Mas tudo isto enquanto se conta a história do cinema na cidade, desde o barracão na Rotunda da Boavista às grandes salas como o Águia D’Ouro ou o Batalha, passando pelas salas-estúdio dos anos 1970 e 80 até ao encerramento paulatino de todas elas, com a abertura dos multiplex nos grandes centro comerciais. No ecrã, o mapa do cinema vai-se fazendo com planos das ruas onde existem ou existiam cinemas, das placas com os seus nomes e mesmo com imagens das estátuas de Juan Muñoz na Cordoaria, que aparecem como inesperados espectadores, que se contorcem, que riem como se assistissem a uma tragicomédia.

Que felicidade ver a minha cidade filmada assim, ensaiando ligações entre tempos e espaços, não impondo um olhar, mas direcionando-o para algo novo.
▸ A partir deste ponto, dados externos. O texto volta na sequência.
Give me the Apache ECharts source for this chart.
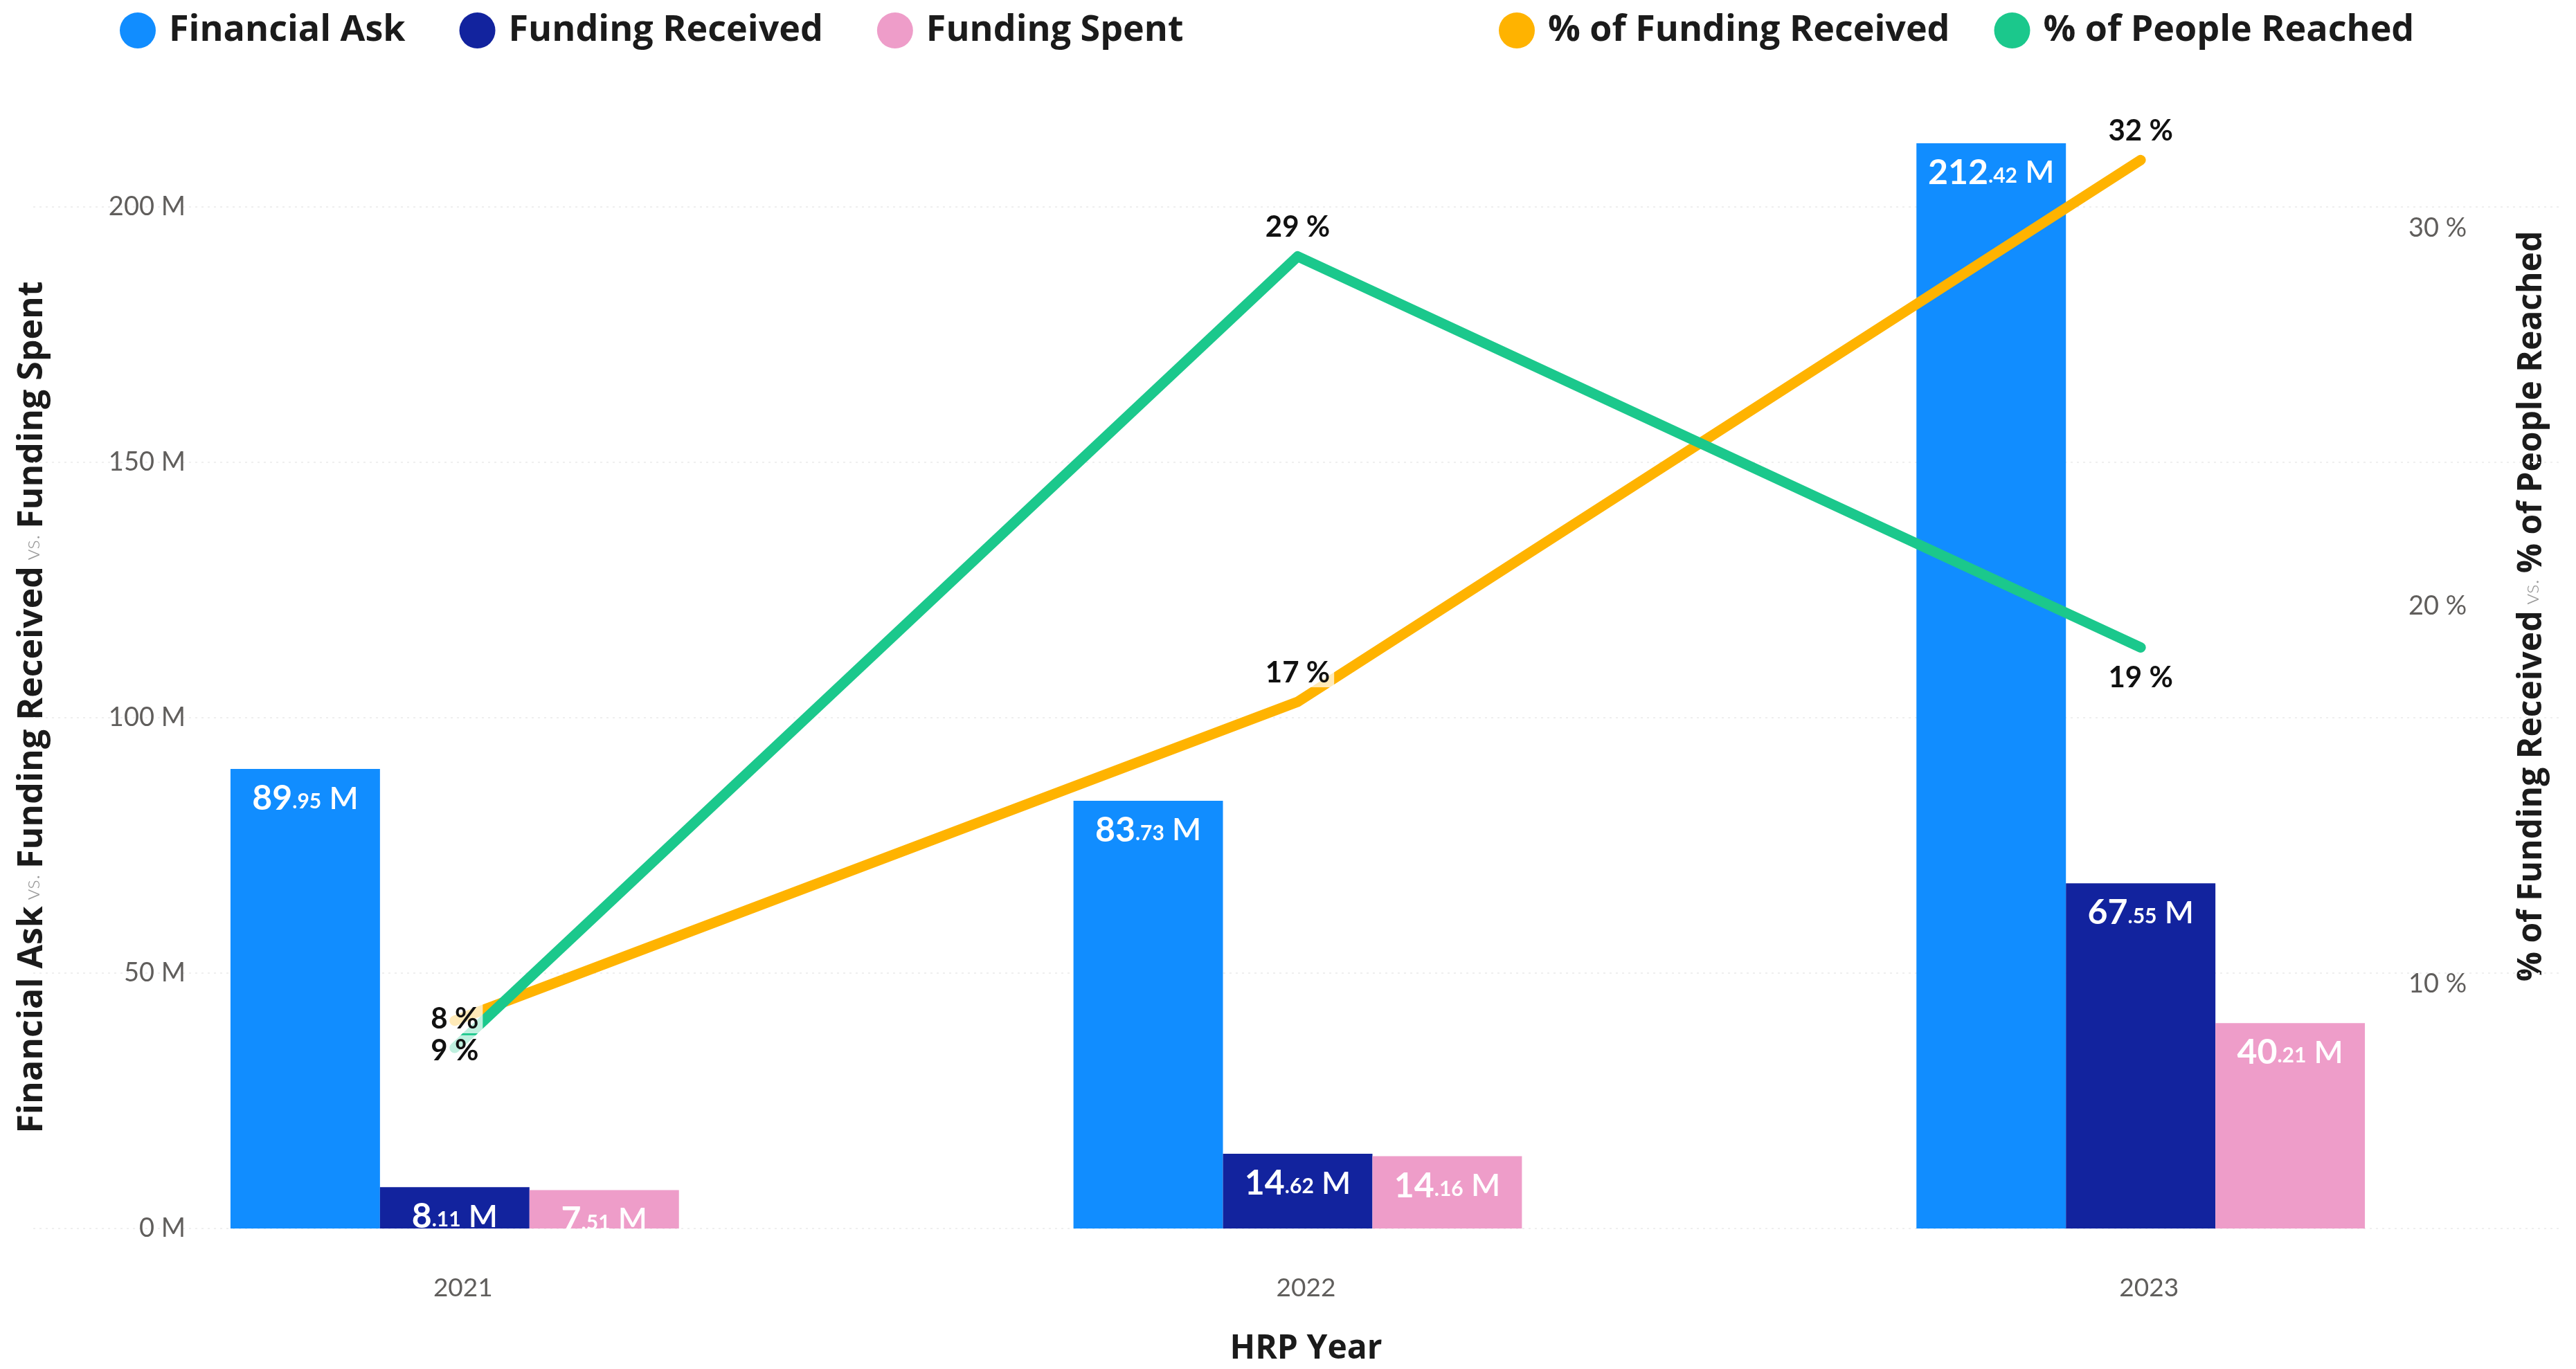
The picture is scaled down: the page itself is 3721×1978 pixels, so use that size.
<!DOCTYPE html>
<html><head><meta charset="utf-8">
<script src="https://cdn.jsdelivr.net/npm/echarts@6/dist/echarts.min.js"></script>
<style>html,body{margin:0;padding:0;background:#fff}#c{width:3721px;height:1978px}</style>
</head><body><div id="c"></div>
<script>
// ---- data ----
const years = ['2021', '2022', '2023'];
const financialAsk = [89.95, 83.73, 212.42];
const fundingReceived = [8.11, 14.62, 67.55];
const fundingSpent = [7.51, 14.16, 40.21];
const pctFundingReceived = [9.02, 17.46, 31.8];
const pctPeopleReached = [8.3, 29.25, 18.9];
const leftTicks = [0, 50, 100, 150, 200];
const rightTicks = [10, 20, 30];

// ---- layout config (not data) ----
const leftMax = 220;
const rightMin = 3.52, rightMax = 33.27;
const orangeLabelPos = ['bottom', 'top', 'top'];
const greenLabelPos = ['top', 'top', 'bottom'];

const FONT = 'Lato, "Noto Sans", sans-serif';
const HEAD = '"Open Sans", Lato, sans-serif';
const C_ASK = '#118DFF', C_REC = '#12239E', C_SPENT = '#EE9DC9', C_ORANGE = '#FFB300', C_GREEN = '#1BC88C';

function barLabel(p) {
  const s = Number(p.value).toFixed(2).split('.');
  return '{i|' + s[0] + '}{d|.' + s[1] + '}{m| M}';
}
const barRich = {
  i: {fontFamily: FONT, fontSize: 50, fontWeight: 'bold', color: '#fff'},
  d: {fontFamily: FONT, fontSize: 30, fontWeight: 'bold', color: '#fff', padding: [9, 0, 0, 0]},
  m: {fontFamily: FONT, fontSize: 45, fontWeight: 600, color: '#fff'}
};
function barSeries(name, data, color) {
  return {
    name, type: 'bar', data, yAxisIndex: 0, barGap: '0%', barCategoryGap: '46.8%',
    itemStyle: {color},
    label: {show: true, position: 'insideTop', distance: 18, formatter: barLabel, rich: barRich},
    z: 2
  };
}
function lineSeries(name, data, color, positions) {
  return {
    name, type: 'line', yAxisIndex: 1, symbol: 'circle', symbolSize: 2,
    itemStyle: {color}, lineStyle: {color, width: 15, cap: 'round', join: 'round'},
    data: data.map((v, i) => ({value: v, label: {position: positions[i]}})),
    label: {
      show: true, distance: 20, formatter: p => Math.round(p.value) + ' %',
      fontFamily: FONT, fontSize: 42, fontWeight: 'bold', color: '#111',
      backgroundColor: 'rgba(255,255,255,0.72)', padding: [2, 6, 0, 6]
    },
    z: 5
  };
}

const legendText = {fontFamily: HEAD, fontSize: 52, fontWeight: 'bold', color: '#1b1b1b', padding: [0, 0, 0, 14]};
const titleRich = (size) => ({
  b: {fontFamily: HEAD, fontSize: size, fontWeight: 'bold', fill: '#1b1b1b', color: '#1b1b1b'},
  v: {fontFamily: FONT, fontSize: 32, fontWeight: 300, fill: '#9a9a9a', color: '#9a9a9a'}
});

const chart = echarts.init(document.getElementById('c'), null, {renderer: 'canvas'});
chart.setOption({
  backgroundColor: '#ffffff',
  animation: false,
  textStyle: {fontFamily: FONT},
  legend: [
    {
      data: ['Financial Ask', 'Funding Received', 'Funding Spent'],
      left: 168, top: 13, icon: 'circle', itemWidth: 52, itemHeight: 52, itemGap: 78,
      textStyle: legendText
    },
    {
      data: ['% of Funding Received', '% of People Reached'],
      left: 2160, top: 13, icon: 'circle', itemWidth: 52, itemHeight: 52, itemGap: 64,
      textStyle: legendText
    }
  ],
  grid: {left: 48, right: 20, top: 151, bottom: 201, containLabel: false},
  xAxis: {
    type: 'category', data: years,
    axisLine: {show: false}, axisTick: {show: false},
    axisLabel: {fontFamily: FONT, fontSize: 37, color: '#605E5C', margin: 68, padding: [0, 0, 0, 24]},
    name: 'HRP Year', nameLocation: 'middle', nameGap: 150,
    nameTextStyle: {fontFamily: HEAD, fontSize: 48, fontWeight: 'bold', color: '#1b1b1b', padding: [0, 0, 0, 24]}
  },
  yAxis: [
    {
      type: 'value', min: 0, max: leftMax, interval: 50,
      axisLine: {show: false},
      axisTick: {show: false, customValues: leftTicks},
      axisLabel: {
        inside: true, margin: 220, align: 'right',
        customValues: leftTicks,
        fontFamily: FONT, fontSize: 38, color: '#605E5C',
        formatter: v => v + ' M'
      },
      splitLine: {show: true, lineStyle: {color: '#efefef', width: 2, type: [3, 6]}}
    },
    {
      type: 'value', min: rightMin, max: rightMax,
      axisLine: {show: false}, axisTick: {show: false},
      axisLabel: {
        inside: true, margin: 222, align: 'left',
        customValues: rightTicks,
        fontFamily: FONT, fontSize: 38, color: '#605E5C',
        formatter: v => v + ' %'
      },
      splitLine: {show: false}
    }
  ],
  graphic: [
    {
      type: 'text', x: 47, y: 1022, rotation: Math.PI / 2,
      style: {
        text: '{b|Financial Ask}{v| vs. }{b|Funding Received}{v| vs. }{b|Funding Spent}',
        align: 'center', verticalAlign: 'middle',
        rich: titleRich(50)
      }
    },
    {
      type: 'text', x: 3657, y: 876, rotation: Math.PI / 2,
      style: {
        text: '{b|% of Funding Received}{v| vs. }{b|% of People Reached}',
        align: 'center', verticalAlign: 'middle',
        rich: titleRich(48)
      }
    }
  ],
  series: [
    barSeries('Financial Ask', financialAsk, C_ASK),
    barSeries('Funding Received', fundingReceived, C_REC),
    barSeries('Funding Spent', fundingSpent, C_SPENT),
    lineSeries('% of Funding Received', pctFundingReceived, C_ORANGE, orangeLabelPos),
    lineSeries('% of People Reached', pctPeopleReached, C_GREEN, greenLabelPos)
  ]
});
</script>
</body></html>
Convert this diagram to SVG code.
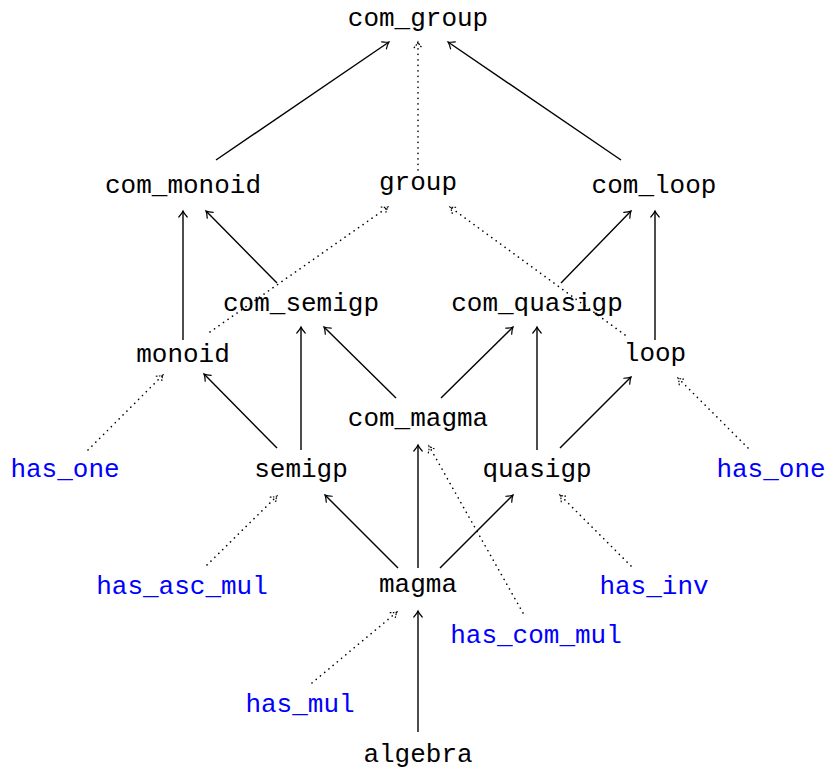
<svg xmlns="http://www.w3.org/2000/svg" width="837" height="779" viewBox="0 0 837 779">
<style>
text{font-family:"Liberation Mono","DejaVu Sans Mono",monospace;font-size:26px;text-anchor:middle;fill:#000}
text.b{fill:#0000ff}
.s{stroke:#000;stroke-width:1.4;fill:none;marker-end:url(#ah)}
.d{stroke:#000;stroke-width:1.6;fill:none;stroke-dasharray:0.1 5.4;stroke-linecap:round;marker-end:url(#ad)}
</style>
<defs>
<marker id="ah" markerUnits="userSpaceOnUse" markerWidth="14" markerHeight="14" viewBox="-10 -7 14 14" refX="0" refY="0" orient="auto" overflow="visible">
<path d="M-6,-4.2 Q-2.5,-1 0,0 Q-2.5,1 -6,4.2" fill="none" stroke="#000" stroke-width="1.2" stroke-linecap="round"/>
</marker>
<marker id="ad" markerUnits="userSpaceOnUse" markerWidth="14" markerHeight="14" viewBox="-10 -7 14 14" refX="0" refY="0" orient="auto" overflow="visible">
<path d="M-6,-4.2 Q-2.5,-1 0,0 Q-2.5,1 -6,4.2" fill="none" stroke="#000" stroke-width="1.2" stroke-dasharray="1.6 1.4"/>
</marker>
</defs>
<g id="connectors">
<line class="s" x1="216" y1="160" x2="389" y2="42"/>
<line class="d" x1="418" y1="170" x2="418" y2="42"/>
<line class="s" x1="621" y1="160" x2="448" y2="42"/>
<line class="s" x1="183" y1="340" x2="183" y2="211"/>
<line class="s" x1="277" y1="283" x2="206" y2="211"/>
<line class="d" x1="210" y1="332" x2="388" y2="207"/>
<line class="d" x1="625" y1="335" x2="450" y2="207"/>
<line class="s" x1="561" y1="283" x2="631" y2="211"/>
<line class="s" x1="655" y1="340" x2="655" y2="211"/>
<line class="s" x1="301" y1="450" x2="301" y2="327"/>
<line class="s" x1="396" y1="398" x2="324" y2="327"/>
<line class="s" x1="441" y1="398" x2="513" y2="327"/>
<line class="s" x1="537" y1="450" x2="537" y2="327"/>
<line class="s" x1="560" y1="448" x2="631" y2="377"/>
<line class="s" x1="277" y1="448" x2="204" y2="374"/>
<line class="d" x1="88" y1="450" x2="163" y2="375"/>
<line class="d" x1="748" y1="448" x2="678" y2="378"/>
<line class="d" x1="207" y1="565" x2="277" y2="496"/>
<line class="s" x1="398" y1="568" x2="325" y2="495"/>
<line class="s" x1="418" y1="568" x2="418" y2="445"/>
<line class="s" x1="440" y1="568" x2="513" y2="495"/>
<line class="d" x1="631" y1="566" x2="560" y2="495"/>
<line class="d" x1="523" y1="613" x2="429" y2="446"/>
<line class="d" x1="312" y1="683" x2="397" y2="612"/>
<line class="s" x1="418" y1="732" x2="418" y2="611"/>
</g>
<g id="com_group"><text x="418" y="26">com_group</text></g>
<g id="com_monoid"><text x="183" y="193">com_monoid</text></g>
<g id="group"><text x="418" y="190">group</text></g>
<g id="com_loop"><text x="654" y="193">com_loop</text></g>
<g id="com_semigp"><text x="301" y="311">com_semigp</text></g>
<g id="com_quasigp"><text x="537" y="311">com_quasigp</text></g>
<g id="monoid"><text x="183" y="362">monoid</text></g>
<g id="loop"><text x="655" y="361">loop</text></g>
<g id="com_magma"><text x="418" y="426">com_magma</text></g>
<g id="has_one_l"><text class="b" x="65" y="477">has_one</text></g>
<g id="semigp"><text x="301" y="477">semigp</text></g>
<g id="quasigp"><text x="537" y="477">quasigp</text></g>
<g id="has_one_r"><text class="b" x="771" y="477">has_one</text></g>
<g id="has_asc_mul"><text class="b" x="182" y="594">has_asc_mul</text></g>
<g id="magma"><text x="418" y="592">magma</text></g>
<g id="has_inv"><text class="b" x="654" y="594">has_inv</text></g>
<g id="has_com_mul"><text class="b" x="536" y="643">has_com_mul</text></g>
<g id="has_mul"><text class="b" x="300" y="712">has_mul</text></g>
<g id="algebra"><text x="418" y="762">algebra</text></g>
</svg>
Não pude deixar de me lembrar qual o último filme que vi em determinada sala, que caminhos percorri para ir a tal cinema ou a que aulas faltava porque não podia perder aquele filme.

“Morada” – produzido durante quase uma década – consegue fechar um ciclo, pois termina exatamente com o vislumbre da reabertura do Cinema Batalha. Fim de um ciclo, início de outro, que trará outras tantas histórias para serem contadas durante muitos anos.